EXERCISE PROMPT:
Reproduce the listing below exactly, beginning with its first line and ending with the line that holds "0.721, 0.705, 0.705];"; pictures are not part of the copy.

- - -

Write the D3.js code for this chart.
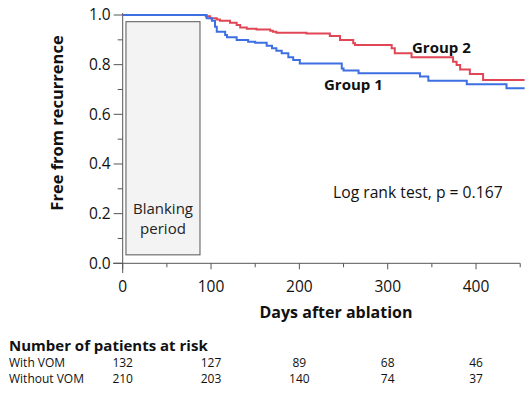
<!DOCTYPE html>
<html>
<head>
<meta charset="utf-8">
<script src="https://cdn.jsdelivr.net/npm/d3@7"></script>
<style>
  body { margin: 0; background: #fff; }
  svg { display: block; font-family: "Open Sans", sans-serif; }
</style>
</head>
<body>
<svg width="527" height="393"></svg>
<script>
// Kaplan-Meier steps (days, fraction free from recurrence)
var group1Days = [0, 95, 101, 104.5, 106.5, 116, 118, 129, 142, 150, 163, 169, 174, 180, 187.5, 193, 200.5, 248, 250, 267, 336.5, 346, 389.5, 434.5, 455];
var group1Surv = [1.0, 0.987, 0.977, 0.953, 0.933, 0.919, 0.910, 0.899, 0.892, 0.888, 0.876, 0.866, 0.856, 0.846, 0.830, 0.819, 0.805, 0.785, 0.776, 0.765, 0.752, 0.735, 0.721, 0.705, 0.705];

var group2Days = [0, 94, 99, 106.5, 110, 121.5, 129, 133, 140.5, 151.5, 167, 170, 174, 208, 234.5, 246, 261, 263, 304.5, 308, 327, 374, 378, 382, 393, 408, 455];
var group2Surv = [1.0, 0.995, 0.987, 0.982, 0.977, 0.969, 0.960, 0.950, 0.945, 0.942, 0.937, 0.933, 0.929, 0.925, 0.915, 0.899, 0.886, 0.879, 0.866, 0.846, 0.830, 0.812, 0.799, 0.781, 0.762, 0.738, 0.738];

var blankStart = 3.7, blankEnd = 87.5;

var riskDays = [0, 100, 200, 300, 400];
var riskLabels = ["With VOM", "Without VOM"];
var riskWith = [132, 127, 89, 68, 46];
var riskWithout = [210, 203, 140, 74, 37];

var svg = d3.select("svg");

var x = d3.scaleLinear().domain([0, 450]).range([122.7, 520.2]);
var y = d3.scaleLinear().domain([0, 1]).range([263.3, 15]);

var axisColor = "#555";

// blanking period box
svg.append("rect")
  .attr("x", x(blankStart))
  .attr("y", y(0.973))
  .attr("width", x(blankEnd) - x(blankStart))
  .attr("height", y(0.034) - y(0.973))
  .attr("fill", "#f3f3f3")
  .attr("stroke", "#555")
  .attr("stroke-width", 1);

svg.append("text")
  .attr("x", x((blankStart + blankEnd) / 2))
  .attr("text-anchor", "middle")
  .attr("font-size", 15)
  .attr("fill", "#222")
  .selectAll("tspan")
  .data(["Blanking", "period"])
  .enter().append("tspan")
    .attr("x", x((blankStart + blankEnd) / 2))
    .attr("y", function(d, i) { return 214 + i * 20; })
    .text(function(d) { return d; });

// y axis
var gy = svg.append("g").attr("transform", "translate(" + x(0) + ",0)");
gy.append("line").attr("y1", 13).attr("y2", 273).attr("stroke", axisColor);
gy.selectAll(".minor").data(d3.range(0.1, 1, 0.2)).enter().append("line")
  .attr("x1", -5).attr("x2", 0)
  .attr("y1", function(d) { return y(d); }).attr("y2", function(d) { return y(d); })
  .attr("stroke", axisColor);
var yt = gy.selectAll(".major").data(d3.range(0, 1.01, 0.2)).enter().append("g")
  .attr("transform", function(d) { return "translate(0," + y(d) + ")"; });
yt.append("line").attr("x1", -9).attr("x2", 0).attr("stroke", axisColor);
yt.append("text").attr("x", -12).attr("dy", "0.35em").attr("text-anchor", "end")
  .attr("font-size", 15.5).attr("fill", "#111")
  .text(d3.format(".1f"));

// x axis
var gx = svg.append("g").attr("transform", "translate(0," + y(0) + ")");
gx.append("line").attr("x1", 113).attr("x2", x(450)).attr("stroke", axisColor);
gx.selectAll(".minor").data(d3.range(50, 451, 100)).enter().append("line")
  .attr("x1", function(d) { return x(d); }).attr("x2", function(d) { return x(d); })
  .attr("y1", 0).attr("y2", 4)
  .attr("stroke", axisColor);
var xt = gx.selectAll(".major").data(d3.range(0, 401, 100)).enter().append("g")
  .attr("transform", function(d) { return "translate(" + x(d) + ",0)"; });
xt.append("line").attr("y1", 0).attr("y2", 6).attr("stroke", axisColor);
xt.append("text").attr("y", 29).attr("text-anchor", "middle")
  .attr("font-size", 15.5).attr("fill", "#111")
  .text(function(d) { return d; });

// axis titles
svg.append("text")
  .attr("x", 336).attr("y", 318)
  .attr("text-anchor", "middle")
  .attr("font-size", 16).attr("font-weight", "bold").attr("fill", "#111")
  .text("Days after ablation");

svg.append("text")
  .attr("transform", "translate(63,123) rotate(-90)")
  .attr("text-anchor", "middle")
  .attr("font-size", 16.5).attr("font-weight", "bold").attr("fill", "#111")
  .text("Free from recurrence");

// curves
var line = d3.line()
  .x(function(d) { return x(d[0]); })
  .y(function(d) { return y(d[1]); })
  .curve(d3.curveStepAfter);

svg.append("path")
  .datum(d3.zip(group2Days, group2Surv))
  .attr("d", line)
  .attr("fill", "none")
  .attr("stroke", "#e04656")
  .attr("stroke-width", 2);

svg.append("path")
  .datum(d3.zip(group1Days, group1Surv))
  .attr("d", line)
  .attr("fill", "none")
  .attr("stroke", "#3d6fe2")
  .attr("stroke-width", 2);

svg.append("text").attr("x", 412).attr("y", 53)
  .attr("font-size", 15).attr("font-weight", "bold").attr("fill", "#111")
  .text("Group 2");
svg.append("text").attr("x", 324).attr("y", 90)
  .attr("font-size", 15).attr("font-weight", "bold").attr("fill", "#111")
  .text("Group 1");

svg.append("text").attr("x", 333).attr("y", 198)
  .attr("font-size", 15.7).attr("fill", "#111")
  .text("Log rank test, p = 0.167");

// number at risk table
svg.append("text").attr("x", 9).attr("y", 351)
  .attr("font-size", 15).attr("font-weight", "bold").attr("fill", "#111")
  .text("Number of patients at risk");

var rows = [riskWith, riskWithout];
rows.forEach(function(vals, r) {
  var yy = 366.8 + r * 16.5;
  svg.append("text").attr("x", 9).attr("y", yy)
    .attr("font-size", 12).attr("fill", "#111")
    .text(riskLabels[r]);
  svg.selectAll(".risk" + r).data(vals).enter().append("text")
    .attr("x", function(d, i) { return x(riskDays[i]); })
    .attr("y", yy)
    .attr("text-anchor", "middle")
    .attr("font-size", 12).attr("fill", "#111")
    .text(function(d) { return d; });
});
</script>
</body>
</html>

- - -

RESPONSE FOR THIS EXERCISE:
Write the D3.js code for this chart.
<!DOCTYPE html>
<html>
<head>
<meta charset="utf-8">
<script src="https://cdn.jsdelivr.net/npm/d3@7"></script>
<style>
  body { margin: 0; background: #fff; }
  svg { display: block; font-family: "Open Sans", sans-serif; }
</style>
</head>
<body>
<svg width="527" height="393"></svg>
<script>
// Kaplan-Meier steps (days, fraction free from recurrence)
var group1Days = [0, 95, 101, 104.5, 106.5, 116, 118, 129, 142, 150, 163, 169, 174, 180, 187.5, 193, 200.5, 248, 250, 267, 336.5, 346, 389.5, 434.5, 455];
var group1Surv = [1.0, 0.987, 0.977, 0.953, 0.933, 0.919, 0.910, 0.899, 0.892, 0.888, 0.876, 0.866, 0.856, 0.846, 0.830, 0.819, 0.805, 0.785, 0.776, 0.765, 0.752, 0.735, 0.721, 0.705, 0.705];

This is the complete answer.